One of the most striking early examples is the climax of Sabotuer, which takes place atop the Statue of Liberty. Our hero Barry Kane (played by Robert Cummings) has finally cornered saboteur Frank Fry (Norman Lloyd), a man he has tracked from coast to coast. Kane follows Fry out onto the arm of Liberty’s torch, which is where the sequence begins.
The sequence runs roughly 2 minutes and 38 seconds, with 47 editorial cuts. This averages out to approximately one cut per 3.4 seconds. One thing that makes this sequence unique is the amount of special effects work. There is a life-size reproduction of the statue’s hand with the torch, a smaller mock-up of the statue, as well as matte painting effects and live action film. For a black and white sequence shot in 1942, it holds up admirably.
Hitchcock continues to hold this shot for about 9 seconds, as Kane backs Fry up to the railing, which Fry then flips over and falls. Hitchcock wanted Norman Lloyd to do his own stunt here, so it could be done without a cut. Of course when Lloyd flipped backwards over the railing, he was only a few feet from the floor, with a nice soft cushioned landing. An impressive stunt for the young actor, nonetheless.
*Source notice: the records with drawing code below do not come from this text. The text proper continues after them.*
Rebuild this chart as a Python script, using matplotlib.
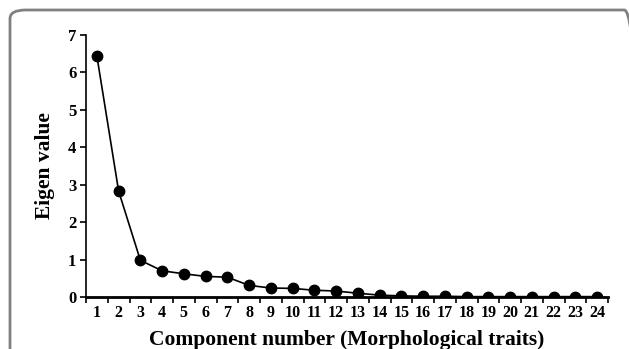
import numpy as np
import matplotlib
matplotlib.use('Agg')
import matplotlib.pyplot as plt
from matplotlib.patches import FancyBboxPatch

# eigen values
components = list(range(1, 25))
eigen = [6.44, 2.83, 0.98, 0.70, 0.62, 0.55, 0.53, 0.31, 0.24, 0.23,
         0.18, 0.16, 0.10, 0.05, 0.03, 0.02, 0.02, 0.01, 0.01, 0.01,
         0.01, 0.01, 0.01, 0.01]
yticks = list(range(0, 8))

plt.rcParams['font.family'] = 'Liberation Serif'
plt.rcParams['font.weight'] = 'bold'

fig = plt.figure(figsize=(6.29, 3.49), dpi=100)
W, H = 629., 349.

# rounded grey frame around the figure (right and bottom run off the page)
frame = FancyBboxPatch((10 / W, -30 / H), 630 / W, 369 / H,
                       boxstyle='round,pad=0,rounding_size=0.025',
                       transform=fig.transFigure, fill=False,
                       edgecolor='#808080', linewidth=2, zorder=0)
fig.patches.append(frame)

ax = fig.add_axes([86 / W, 1 - 297 / H, 522 / W, 262 / H])
x = np.arange(len(components))
ax.plot(x, eigen, '-', color='black', linewidth=1.2,
        marker='o', markersize=7.5, markerfacecolor='black')

ax.set_xlim(-0.5, len(components) - 0.5)
ax.set_ylim(0, 7)
ax.set_yticks(yticks)
ax.set_yticklabels([str(v) for v in yticks], fontsize=12, fontweight='bold')
ax.set_xticks(x)
ax.set_xticklabels([str(c) for c in components], fontsize=11.5, fontweight='bold')
ax.tick_params(axis='x', length=0, pad=6)
ax.set_xticks(np.arange(-0.5, len(components)), minor=True)
ax.tick_params(axis='x', which='minor', length=4, width=1.2, direction='out')
ax.tick_params(axis='y', length=4, width=1.2, direction='out', pad=3)

ax.spines['top'].set_visible(False)
ax.spines['right'].set_visible(False)
ax.spines['left'].set_linewidth(1.2)
ax.spines['bottom'].set_linewidth(2)

ax.set_ylabel('Eigen value', fontsize=15.5, fontweight='bold', labelpad=9)
ax.set_xlabel('Component number (Morphological traits)', fontsize=15.5,
              fontweight='bold', labelpad=6)

fig.savefig('out.png', dpi=100)
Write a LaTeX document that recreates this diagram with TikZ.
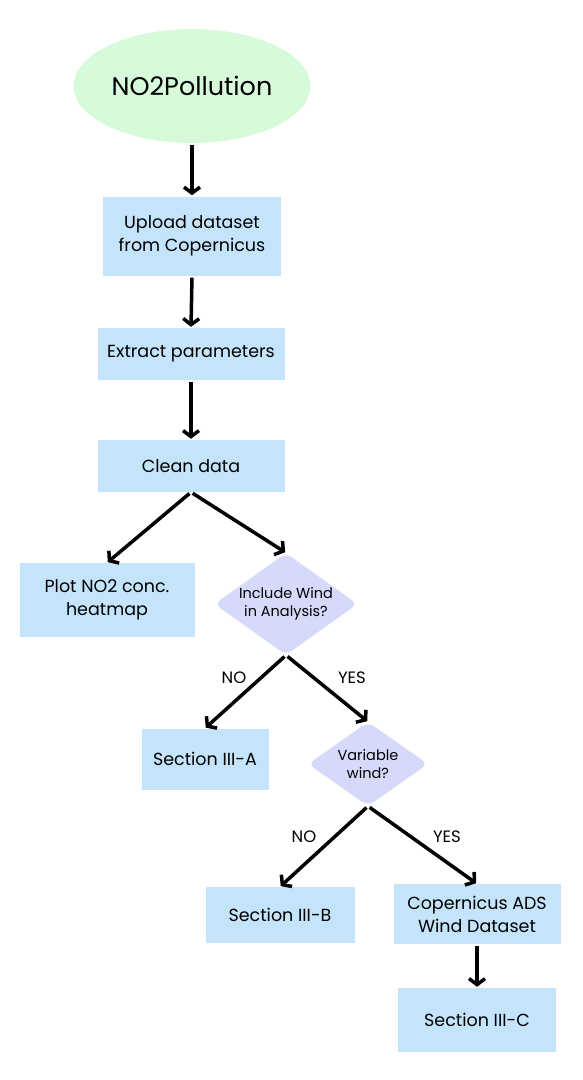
\documentclass[tikz,border=0pt]{standalone}
\usepackage{fontspec}
\setmainfont{Poppins}
\usetikzlibrary{arrows.meta,shapes.geometric}
\definecolor{boxblue}{RGB}{196,228,252}
\definecolor{decpurple}{RGB}{214,218,250}
\definecolor{startgreen}{RGB}{214,250,218}
\begin{document}
\begin{tikzpicture}[x=1pt,y=-1pt,
    box/.style={fill=boxblue,inner sep=0pt,align=center,font=\fontsize{17.5}{23}\selectfont},
    dec/.style={diamond,fill=decpurple,rounded corners=7pt,inner sep=0pt,shape aspect=1.4,align=center,font=\fontsize{14.5}{18.5}\selectfont},
    lbl/.style={font=\fontsize{16.5}{20}\selectfont},
    arr/.style={line width=3.5pt,-{Straight Barb[length=6pt,width=16pt]},shorten <=2pt,shorten >=1pt}]
  \useasboundingbox (0,0) rectangle (583,1080);
  \node[ellipse,fill=startgreen,minimum width=232pt,minimum height=114pt,font=\fontsize{25.5}{30}\selectfont](start)at(192,86){NO2Pollution};
  \node[box,minimum width=178pt,minimum height=79pt](upload)at(192,236){Upload dataset\\from Copernicus};
  \node[box,minimum width=187pt,minimum height=52pt](extract)at(191,354){Extract parameters};
  \node[box,minimum width=187pt,minimum height=52pt](clean)at(191,466){Clean data};
  \node[box,minimum width=175pt,minimum height=74pt](plot)at(107,600){Plot NO2 conc.\\heatmap};
  \node[dec,minimum width=143pt,minimum height=102pt](wind)at(286,604){Include Wind\\in Analysis?};
  \node[box,minimum width=127pt,minimum height=61pt](secA)at(205,759){Section III-A};
  \node[dec,minimum width=120pt,minimum height=84pt](var)at(368,764){Variable\\wind?};
  \node[box,minimum width=149pt,minimum height=56pt](secB)at(280,915){Section III-B};
  \node[box,minimum width=167pt,minimum height=60pt](ads)at(477,914){Copernicus ADS\\Wind Dataset};
  \node[box,minimum width=158pt,minimum height=64pt](secC)at(477,1020){Section III-C};
  \node[lbl](no1)at(234,678){NO};
  \node[lbl](yes1)at(352,678){YES};
  \node[lbl](no2)at(304,837){NO};
  \node[lbl](yes2)at(447,837){YES};
  \draw[arr](start.south)--(upload.north);
  \draw[arr](upload.south)--(extract.north);
  \draw[arr](extract.south)--(clean.north);
  \draw[arr](clean.south)--(plot.north);
  \draw[arr](clean.south)--(wind.north);
  \draw[arr](wind.south)--(secA.north);
  \draw[arr](wind.south)--(var.north);
  \draw[arr](var.south)--(secB.north);
  \draw[arr](var.south)--(ads.north);
  \draw[arr](ads.south)--(secC.north);
\end{tikzpicture}
\end{document}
Hitchcock then cuts to a long shot as Fry (now played by a stuntman) falls, grabbing on between the thumb and index finger on Lady Liberty’s hand. Hitch then cuts to a medium shot of Barry Kane looking down, followed by this shot from Kane’s POV, looking at Fry (Lloyd again) holding on precariously. This scene was shot with the hand resting on its side, so the actor could rest against it without having to literally hang on. The lower portion and base of the statue are matted in here.
Hitchcock next cuts back to Barry Kane, first in a medium shot, then a long in quick succession. Then we get this shot, which holds for about five seconds. This is what I call the God’s eye view shot. Hitchcock loved to sneak one of these shots in to most of his films. This type of shot can break camera logic (whose point of view are we supposed to be seeing?) but add to the viewer’s sense of helplessness and awe. The composite pieces of film here all blend very well together.
As Kane lowers himself down, the pace of the cutting begins to pick up a bit. Hitchcock also does something interesting here. After showing us Fry from Kane’s point of view, he all of a sudden shifts to Fry’s point of view. We are looking up at Fry’s hands holding on.
After shifting the point of view from Kane to Fry, Hitchcock is going to shift it back to Kane again. But first he is going to “reset” the POV by giving us a neutral two-shot, which lasts a brief two seconds but serves its purpose.
Hitchcock will cut away from Fry’s suit, then back to it in a series of shots. Every time he cuts away, he gives us a completely different view of the Statue, all of them emphasizing the height, as Fry’s situation becomes more precarious.
Next comes the incredibly dramatic fall, a shot of about 4 seconds, as Fry falls away from us crying “Kaaaaaaaane!” This shot was done with Norman Lloyd sitting on a custom saddle-like chair, on the floor of the studio sound stage, against a black screen (the precursor of today’s green screen). The camera pulled up from the floor to the ceiling rapidly, as Lloyd flailed his limbs, pantomiming falling. Then the shot was run in reverse with the background matted in. It holds up very well over 75 years later.
This sequence is relatively short, at just over two-and-a-half minutes, and it is thrilling from start to finish. When you break it down, you can see that each of the 47 distinct pieces of film serves a very specific purpose. Hitchcock knew exactly how to represent visually what he wanted his viewers to experience emotionally, a skill at which he would only improve over time.